Suppose the Eagles try to pick up the first down. If they succeed, they still have two timeouts and about 1:47 in which to get into position for a field goal to send the game to overtime, or score a touchdown to win outright. Even if they fail, they still have a small chance to win if they can force a three-and-out and a pooch punt. Following the pooch punt, the Eagles would get the ball back deep in their own end with about 0:44 left.

If instead of trying to pick up the first down the Eagles kick to the opponents, and force a three-and-out, they will get the ball back at around their own 32-yard line with about 0:44 left.

This decision is remarkably similar to the decision Andy Reid faced at the end of Super Bowl XXXIX. In fact, if in the previous two paragraphs one replaces "pick up the first down" with "recover an onside kick," one obtains almost an exact description of the earlier decision. Our most refined analysis of Super Bowl XXXIX, using our model for the two-minute drill, appeared in a guest article at Football Outsiders, and we won't repeat it here. The main difference is that although the probability of converting on 4th-and-15 is small (around 22%), it's still much larger than the probability of recovering an onside kick. Consequently, although we concluded that in Super Bowl XXXIX kicking deep would have been just as good as kicking onside, in this case punting is substantially worse than trying to pick up the first down. In fact, we estimate that Philadelphia's win probability is about 0.11 if they go for the first down, compared to about 0.05 if they punt. By choosing to punt with 1:56 left against New Orleans, Andy Reid halved his team's likelihood of winning.

New England at San Diego

With 5:21 remaining in the still-scoreless 1st quarter of the game between New England and San Diego, coach Marty Schottenheimer of the Chargers elected to go for the first down on 4th-and-11 at the New England 30-yard line. The decision to pass up a makeable field goal, with so many yards to go for a first down, is so extraordinary that it deserves formal scrutiny.
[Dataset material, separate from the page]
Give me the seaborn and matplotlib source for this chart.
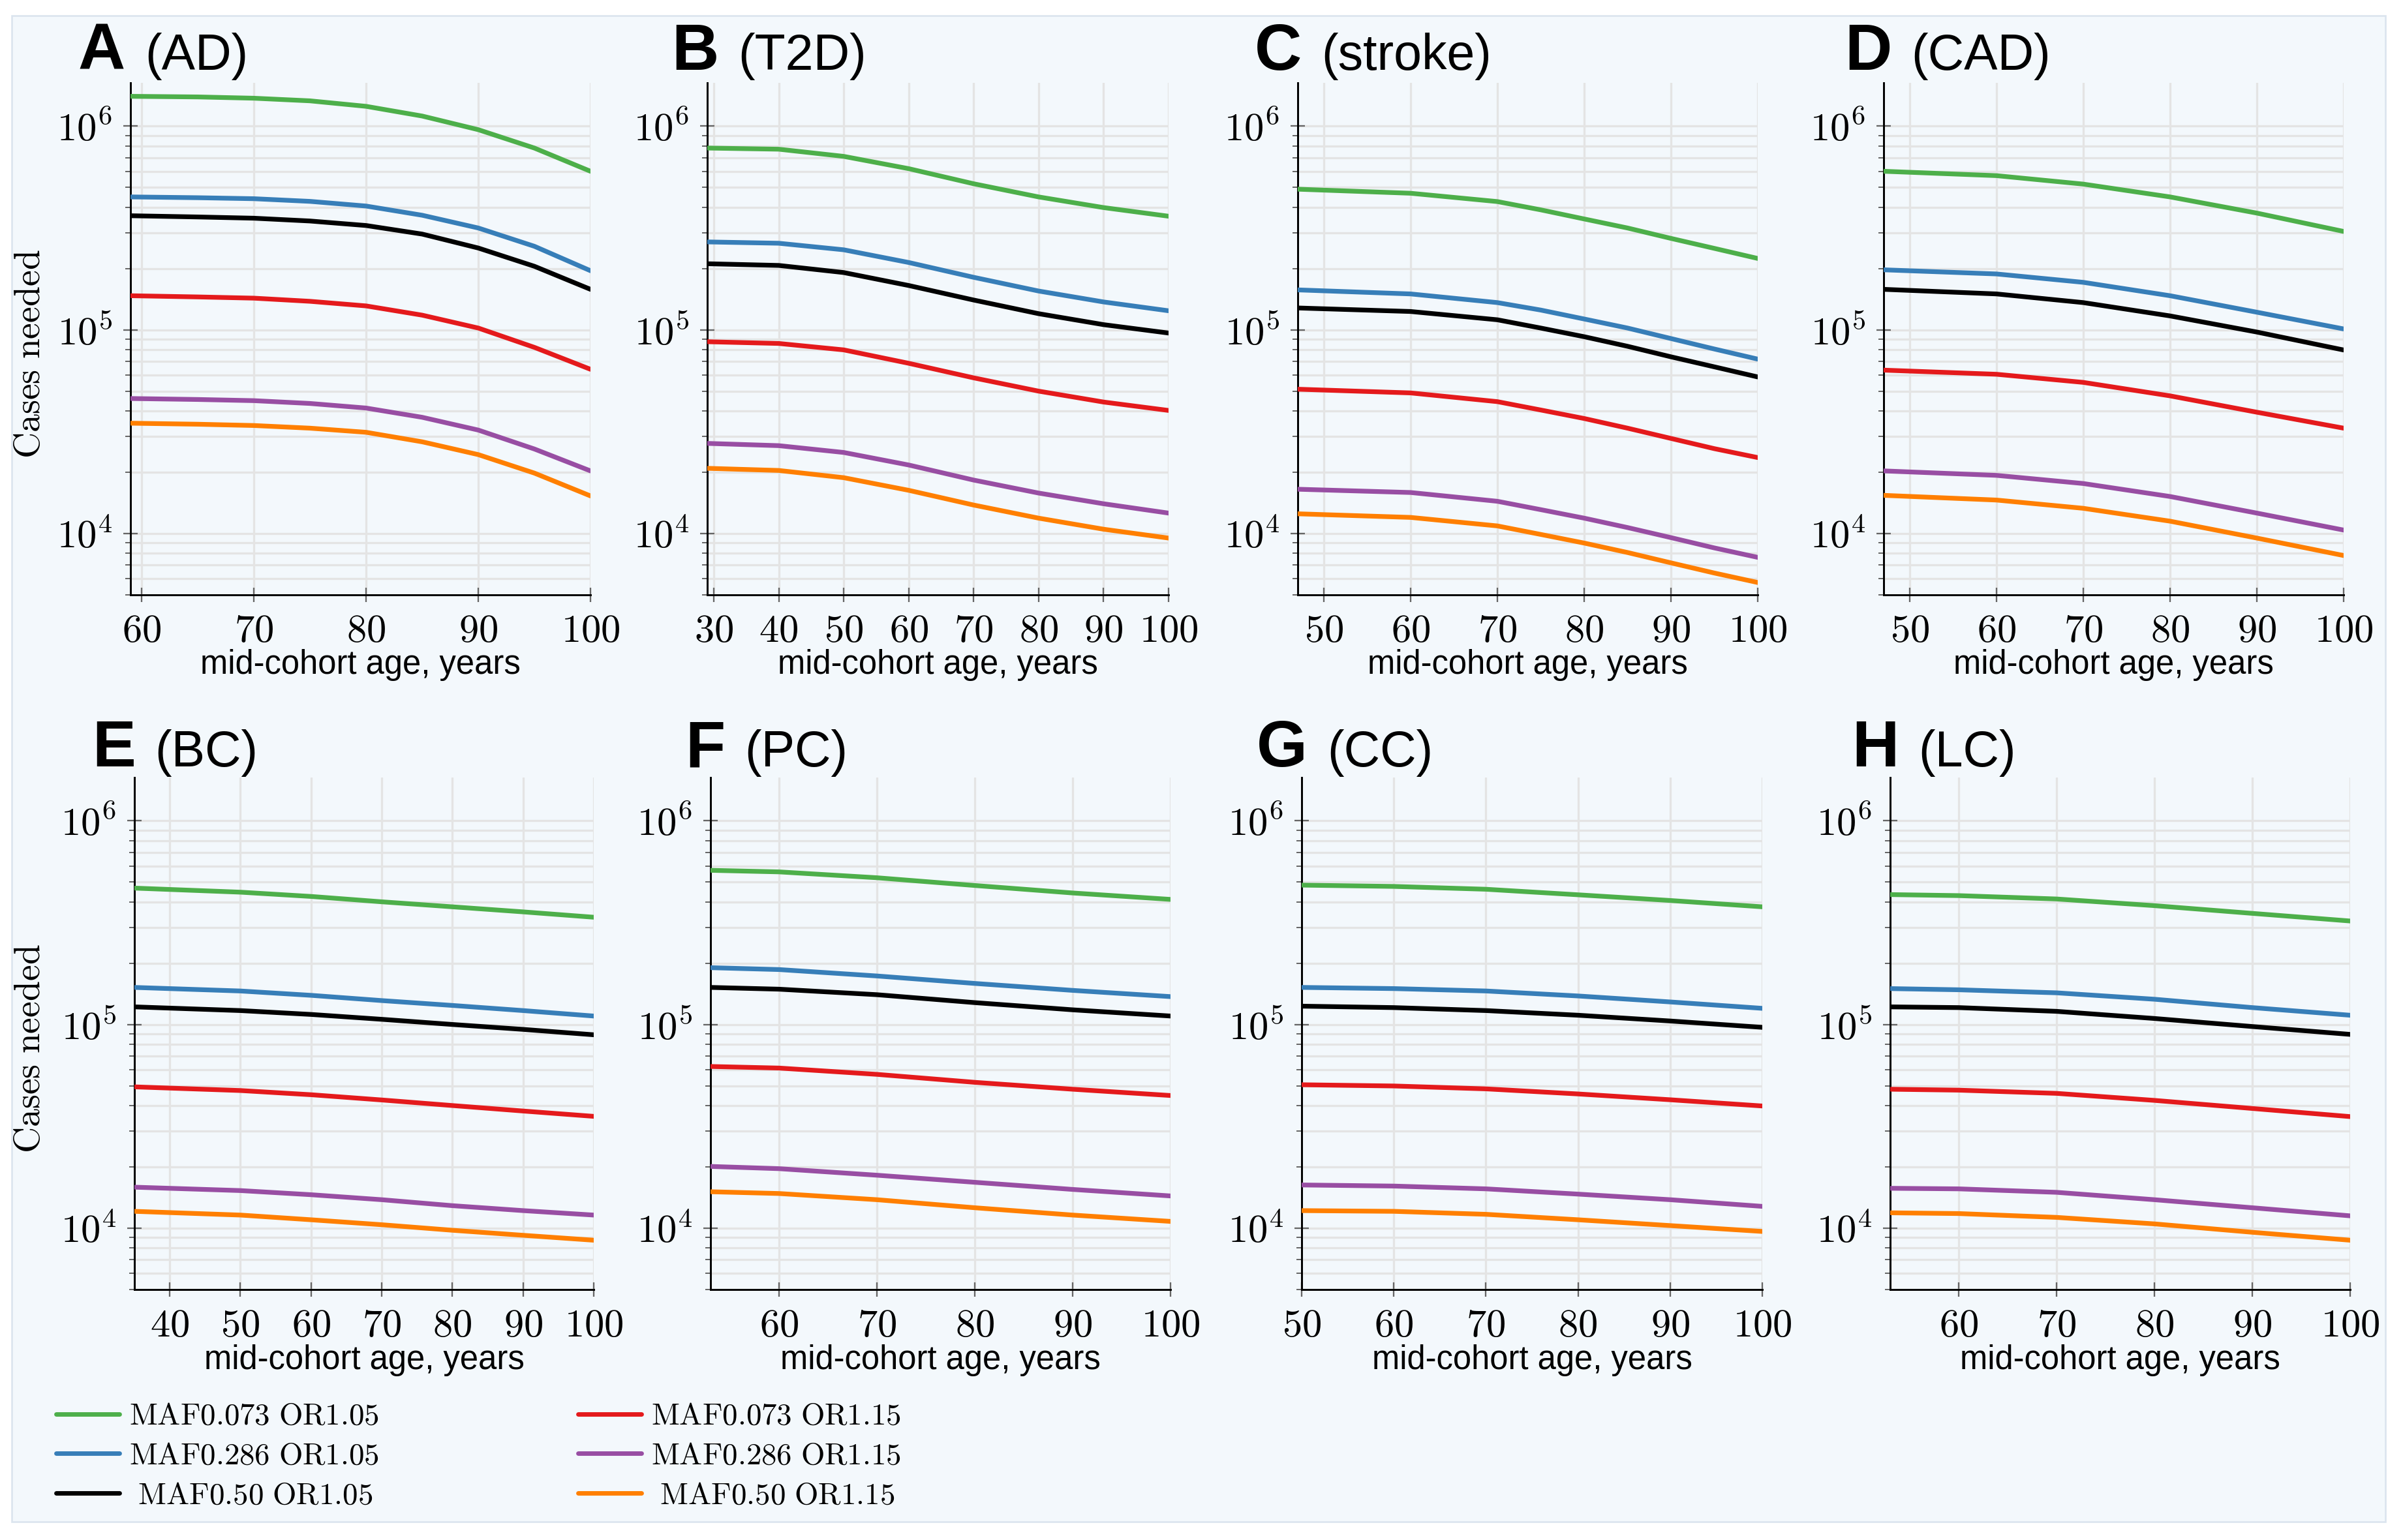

We estimate the effect this decision had on San Diego's win probability using the Dynamic Programming Model. We assume that, conditional on picking up the first down, San Diego's expected gain on the play is 15 yards. Then according to the Model, if the Chargers go for it, their win probability is either 0.597 or 0.458, according to whether they succeed or fail. The likelihood of picking up the first down is about 30%. Therefore, if the Chargers go for the first down, their win probability is about 0.3 × 0.597 + (1−0.3) × 0.458 = 0.5.

If San Diego sends out the field-goal unit, their win probability is 0.547 if the kick is good, but 0.448 if the kick misses and the Patriots take over at the San Diego 38-yard line. NFL place kickers make about 63% of their kicks from 48 yards. This implies that if the Chargers choose to kick, their win probability is about 0.63 × 0.547 + (1−0.63) × 0.448 = 0.51, which is 0.01 larger than they obtain by going for it. Our conclusion is that Schottenheimer made a mistake by going for the first down, but not a large mistake.